After a jury trial before the United States District Court for the Southern District of New York she was convicted in June 2005 on three separate counts, including one count of conspiring to commit illegal human smuggling, hostage taking, money laundering and trafficking in ransom proceeds and sentenced to 35 years in prison.

Ping was interviewed in Danbury in June 2013 and said, “Being locked up for over 10 years allowed me to think about my previous life, my heart calmed down and I started to feel that jail was the safest place for me. I keep telling myself not to think much about the future and live life by the moment." She also said "I cannot believe they jailed me for 35 years! 35 years! In a way I was killed by the FBI agents and tainted witnesses."

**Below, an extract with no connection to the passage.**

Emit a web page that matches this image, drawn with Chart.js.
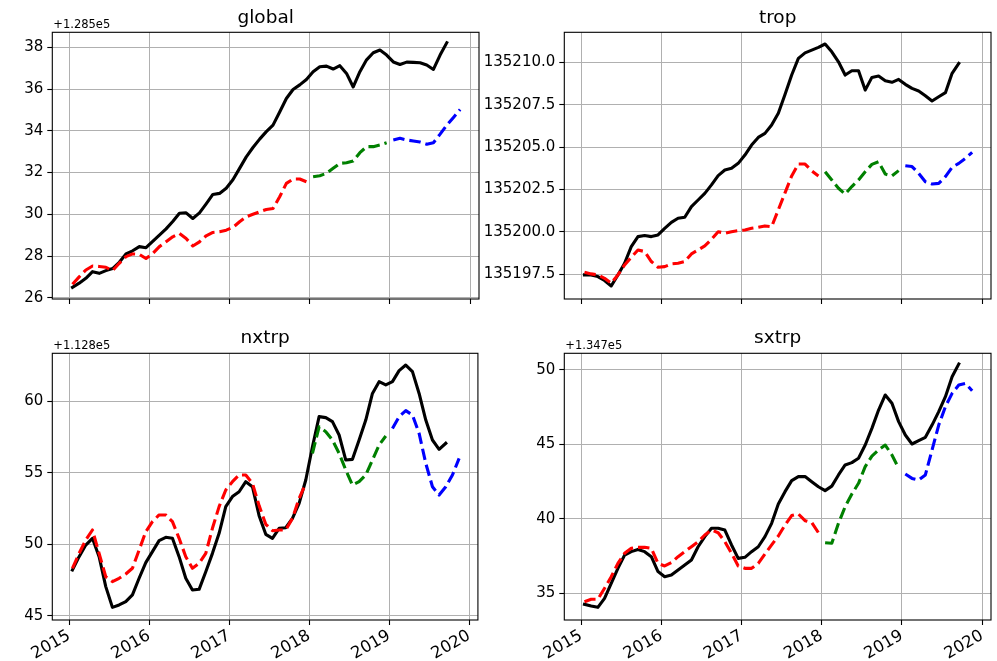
<!DOCTYPE html>
<html>
<head>
<meta charset="utf-8">
<title>global / trop / nxtrp / sxtrp</title>
<script src="https://cdn.jsdelivr.net/npm/chart.js@4.4.1/dist/chart.umd.min.js"></script>
<style>
  html, body { margin: 0; padding: 0; background: #fff; }
  #fig { position: relative; width: 997px; height: 661px; overflow: hidden; }
  #fig canvas { position: absolute; }
</style>
</head>
<body>
<div id="fig">
  <canvas id="global" width="480" height="320" style="left:0;top:0"></canvas>
  <canvas id="trop" width="517" height="320" style="left:480px;top:0"></canvas>
  <canvas id="nxtrp" width="480" height="341" style="left:0;top:320px"></canvas>
  <canvas id="sxtrp" width="517" height="341" style="left:480px;top:320px"></canvas>
</div>
<script>
// monthly axis, Jan 2015 .. Dec 2019
const months = [];
for (let y = 2015; y <= 2019; y++) {
  for (let m = 1; m <= 12; m++) months.push(y + "-" + String(m).padStart(2, "0"));
}
const yearTicks = [2015, 2016, 2017, 2018, 2019, 2020];

// observed series start Jan 2015, the three predictions start Jan 2015, Jan 2018, Jan 2019
const globalBase = 128500;
const globalObs = [26.5, 26.7, 26.93, 27.25, 27.17, 27.3, 27.4, 27.7, 28.1, 28.25,
  28.45, 28.4, 28.7, 29.0, 29.3, 29.65, 30.05, 30.07, 29.8, 30.07,
  30.5, 30.95, 31.0, 31.25, 31.65, 32.2, 32.75, 33.2, 33.6, 33.96,
  34.27, 34.9, 35.55, 35.98, 36.2, 36.46, 36.83, 37.07, 37.1, 36.96,
  37.12, 36.75, 36.1, 36.83, 37.4, 37.74, 37.87, 37.63, 37.3, 37.18,
  37.29, 37.28, 37.26, 37.15, 36.94, 37.63, 38.22];
const globalPred15 = [26.65, 27.0, 27.33, 27.52, 27.5, 27.46, 27.3, 27.65, 27.97, 28.1,
  28.08, 27.88, 28.12, 28.45, 28.68, 28.92, 29.08, 28.84, 28.48, 28.68,
  28.97, 29.13, 29.16, 29.24, 29.37, 29.64, 29.88, 30.0, 30.12, 30.23,
  30.28, 30.84, 31.48, 31.69, 31.69, 31.56];
const globalPred18 = [31.8, 31.85, 31.96, 32.2, 32.44, 32.47, 32.55, 32.95, 33.24, 33.24, 33.32, 33.43];
const globalPred19 = [33.56, 33.64, 33.56, 33.51, 33.46, 33.36, 33.43, 33.84, 34.27, 34.64, 35.02];

const tropBase = 135000;
const tropObs = [197.46, 197.46, 197.36, 197.13, 196.81, 197.46, 198.15, 199.13, 199.72, 199.78,
  199.72, 199.82, 200.21, 200.56, 200.8, 200.86, 201.49, 201.88, 202.27, 202.77,
  203.32, 203.65, 203.75, 204.04, 204.53, 205.12, 205.57, 205.81, 206.3, 207.0,
  208.1, 209.25, 210.23, 210.56, 210.72, 210.88, 211.08, 210.62, 210.03, 209.25,
  209.5, 209.5, 208.36, 209.11, 209.19, 208.91, 208.82, 208.99, 208.7, 208.46,
  208.31, 208.03, 207.72, 207.97, 208.21, 209.35, 209.94];
const tropPred15 = [197.62, 197.52, 197.46, 197.26, 196.97, 197.46, 198.05, 198.5, 198.93, 198.84,
  198.25, 197.91, 197.95, 198.11, 198.15, 198.25, 198.7, 198.93, 199.17, 199.56,
  200.01, 199.92, 200.01, 200.07, 200.11, 200.21, 200.27, 200.35, 200.3, 201.3,
  202.3, 203.3, 204.0, 204.0, 203.6, 203.3];
const tropPred18 = [203.55, 203.06, 202.57, 202.23, 202.67, 203.06, 203.55, 203.98, 204.14, 203.41, 203.3, 203.61];
const tropPred19 = [203.9, 203.85, 203.45, 202.96, 202.82, 202.86, 203.26, 203.81, 204.04, 204.34, 204.69];

const nxtrpBase = 112800;
const nxtrpObs = [48.21, 49.14, 49.95, 50.42, 49.14, 47.05, 45.6, 45.77, 46.0, 46.47,
  47.63, 48.72, 49.49, 50.26, 50.49, 50.42, 49.14, 47.63, 46.81, 46.86,
  48.09, 49.37, 50.77, 52.63, 53.33, 53.67, 54.37, 54.02, 52.0, 50.7,
  50.42, 51.12, 51.16, 51.81, 52.86, 54.49, 56.81, 58.91, 58.84, 58.56,
  57.63, 55.88, 55.93, 57.28, 58.67, 60.53, 61.35, 61.12, 61.35, 62.12,
  62.51, 62.05, 60.53, 58.67, 57.28, 56.63, 57.05];
const nxtrpPred15 = [48.33, 49.37, 50.3, 51.0, 49.37, 47.74, 47.4, 47.63, 47.93, 48.33,
  49.6, 50.88, 51.58, 52.05, 52.05, 51.58, 50.42, 49.14, 48.33, 48.67,
  49.37, 51.12, 52.63, 53.79, 54.37, 54.84, 54.84, 54.26, 52.7, 51.4,
  50.95, 51.0, 51.0, 51.81, 53.2, 54.26];
const nxtrpPred18 = [56.35, 58.2, 57.86, 57.28, 56.35, 55.19, 54.14, 54.37, 54.84, 55.88, 56.93, 57.56];
const nxtrpPred19 = [58.09, 58.91, 59.33, 59.02, 57.74, 55.65, 54.02, 53.44, 54.02, 54.84, 56.0];

const sxtrpBase = 134700;
const sxtrpObs = [34.26, 34.15, 34.06, 34.66, 35.67, 36.68, 37.57, 37.8, 37.95, 37.8,
  37.46, 36.46, 36.12, 36.23, 36.57, 36.9, 37.24, 38.13, 38.81, 39.37,
  39.37, 39.25, 38.25, 37.35, 37.42, 37.8, 38.13, 38.81, 39.7, 41.0,
  41.83, 42.57, 42.84, 42.84, 42.5, 42.16, 41.9, 42.2, 42.95, 43.62,
  43.78, 44.07, 44.96, 46.08, 47.31, 48.32, 47.76, 46.53, 45.63, 45.03,
  45.25, 45.48, 46.3, 47.2, 48.21, 49.55, 50.4];
const sxtrpPred15 = [34.44, 34.6, 34.6, 35.34, 36.12, 37.01, 37.69, 38.02, 38.09, 38.09,
  38.02, 37.01, 36.84, 37.06, 37.46, 37.8, 38.13, 38.47, 38.92, 39.25,
  39.07, 38.47, 37.69, 36.84, 36.68, 36.68, 37.01, 37.64, 38.25, 38.85,
  39.59, 40.22, 40.33, 39.88, 39.75, 39.07];
const sxtrpPred18 = [38.4, 38.36, 39.7, 40.82, 41.67, 42.39, 43.51, 44.22, 44.63, 44.96, 44.29, 43.4];
const sxtrpPred19 = [43.01, 42.72, 42.61, 42.95, 44.63, 46.3, 47.54, 48.43, 48.99, 49.1, 48.61];

const globalTicks = [26, 28, 30, 32, 34, 36, 38];
const tropTicks = [197.5, 200, 202.5, 205, 207.5, 210];
const nxtrpTicks = [45, 50, 55, 60];
const sxtrpTicks = [35, 40, 45, 50];

const FONT = "'DejaVu Sans', sans-serif";
const GRID = "#b0b0b0";
const LW = 3.1;
Chart.defaults.font.family = FONT;
Chart.defaults.color = "#000";

// mid-month position in decimal years
const toYear = (ym) => {
  const [y, m] = ym.split("-").map(Number);
  return y + (m - 0.5) / 12;
};
const points = (vals, start, base) =>
  vals.map((v, i) => ({ x: toYear(months[start + i]), y: base + v }));

const line = (data, color, dashed) => ({
  data,
  borderColor: color,
  borderWidth: LW,
  borderDash: dashed ? [3.7 * LW, 1.6 * LW] : [],
  borderCapStyle: dashed ? "butt" : "square",
  borderJoinStyle: "round",
  pointRadius: 0,
  tension: 0,
  fill: false,
  order: dashed ? 0 : 1,
});

// box around the axes plus the offset label above the y axis
const frame = {
  id: "frame",
  afterDraw(chart, args, opts) {
    const { ctx, chartArea: a } = chart;
    ctx.save();
    ctx.strokeStyle = "#000";
    ctx.lineWidth = 1.1;
    ctx.strokeRect(a.left, a.top, a.right - a.left, a.bottom - a.top);
    if (opts.text) {
      ctx.font = "11.5px " + FONT;
      ctx.fillStyle = "#000";
      ctx.textBaseline = "alphabetic";
      ctx.fillText(opts.text, a.left + 1, a.top - 4.3);
    }
    ctx.restore();
  },
};

function panel(cfg) {
  const canvas = document.getElementById(cfg.id);
  const W = canvas.width, H = canvas.height;
  return new Chart(canvas, {
    type: "line",
    data: {
      datasets: [
        line(points(cfg.p15, 0, cfg.base), "#ff0000", true),
        line(points(cfg.p18, 36, cfg.base), "#008000", true),
        line(points(cfg.p19, 48, cfg.base), "#0000ff", true),
        line(points(cfg.obs, 0, cfg.base), "#000000", false),
      ],
    },
    options: {
      responsive: false,
      animation: false,
      events: [],
      layout: { padding: { left: 0, right: W - cfg.right, top: 0, bottom: 0 } },
      plugins: {
        legend: { display: false },
        tooltip: { enabled: false },
        title: {
          display: true,
          text: cfg.id,
          fullSize: false,
          color: "#000",
          font: { size: 18.5, weight: "normal", lineHeight: 1.2 },
          padding: { top: 7.3, bottom: cfg.top - 7.3 - 22.2 },
        },
        frame: { text: cfg.offsetText },
      },
      scales: {
        x: {
          type: "linear",
          min: 2014.79,
          max: 2020.11,
          afterBuildTicks: (s) => { s.ticks = yearTicks.map((v) => ({ value: v })); },
          afterFit: (s) => { s.height = H - cfg.bottom; },
          border: { display: false },
          grid: { color: GRID, lineWidth: 1, tickColor: "#000", tickWidth: 1.1, tickLength: 5 },
          ticks: {
            display: cfg.years,
            minRotation: 30,
            maxRotation: 30,
            padding: 1,
            font: { size: 16.4 },
            callback: (v) => String(v),
          },
        },
        y: {
          type: "linear",
          min: cfg.base + cfg.yMin,
          max: cfg.base + cfg.yMax,
          afterBuildTicks: (s) => { s.ticks = cfg.ticks.map((v) => ({ value: cfg.base + v })); },
          afterFit: (s) => { s.width = cfg.left; },
          border: { display: false },
          grid: { color: GRID, lineWidth: 1, tickColor: "#000", tickWidth: 1.1, tickLength: 5 },
          ticks: { padding: 4, font: { size: 15 }, callback: cfg.label },
        },
      },
    },
    plugins: [frame],
  });
}

panel({
  id: "global", base: globalBase, obs: globalObs, p15: globalPred15, p18: globalPred18, p19: globalPred19,
  ticks: globalTicks, yMin: 25.94, yMax: 38.72, offsetText: "+1.285e5",
  label: (v) => (v - globalBase).toFixed(0),
  left: 52.3, right: 479, top: 32.3, bottom: 299, years: false,
});
panel({
  id: "trop", base: tropBase, obs: tropObs, p15: tropPred15, p18: tropPred18, p19: tropPred19,
  ticks: tropTicks, yMin: 196.04, yMax: 211.77, offsetText: "",
  label: (v) => v.toFixed(1),
  left: 84.3, right: 511, top: 32.3, bottom: 299, years: false,
});
panel({
  id: "nxtrp", base: nxtrpBase, obs: nxtrpObs, p15: nxtrpPred15, p18: nxtrpPred18, p19: nxtrpPred19,
  ticks: nxtrpTicks, yMin: 44.72, yMax: 63.33, offsetText: "+1.128e5",
  label: (v) => (v - nxtrpBase).toFixed(0),
  left: 52.3, right: 479, top: 33.3, bottom: 300, years: true,
});
panel({
  id: "sxtrp", base: sxtrpBase, obs: sxtrpObs, p15: sxtrpPred15, p18: sxtrpPred18, p19: sxtrpPred19,
  ticks: sxtrpTicks, yMin: 33.21, yMax: 51.12, offsetText: "+1.347e5",
  label: (v) => (v - sxtrpBase).toFixed(0),
  left: 84.3, right: 511, top: 33.3, bottom: 300, years: true,
});
</script>
</body>
</html>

Ping served part of her sentence in Federal prison in Danbury, Connecticut (BOP #05117-055). In 2013, it was announced that Danbury would be reverted to a male-only facility. In the same year, Ping was diagnosed with pancreatic cancer and transferred to the Federal Medical Center, Carswell, in Texas, to receive cancer treatment.

==Death==
Ping's health had deteriorated in prison, with high cholesterol and blood lipids; she lost 17 pounds in the last two years of her life. Ping died on April 24, 2014, aged 65, surrounded by her family at the Federal Medical Center, Carswell, in Texas.

Her funeral took place on May 23, 2014, at the Boe Fook Funeral Home on Canal Street in Manhattan with thousands of mourners.

Her body was laid to rest at Kensico Cemetery in Valhalla, New York.

==Cultural references==
Ping and the Golden Venture are the subject of Patrick Radden Keefe's 2009 book, The Snakehead.

The Golden Venture disaster and the lives of some of the passengers are the subject of Peter Cohn's 2006 documentary Golden Venture.

The 2012 film Premium Rush contains an allusion to Ping. Set in Manhattan, the plot centers around the troubled delivery of a hawala ticket to a snakehead named “Sister Chen” in Chinatown.

The 2021 film Snakehead, written and directed by Evan Jackson Leong, was loosely inspired by Ping.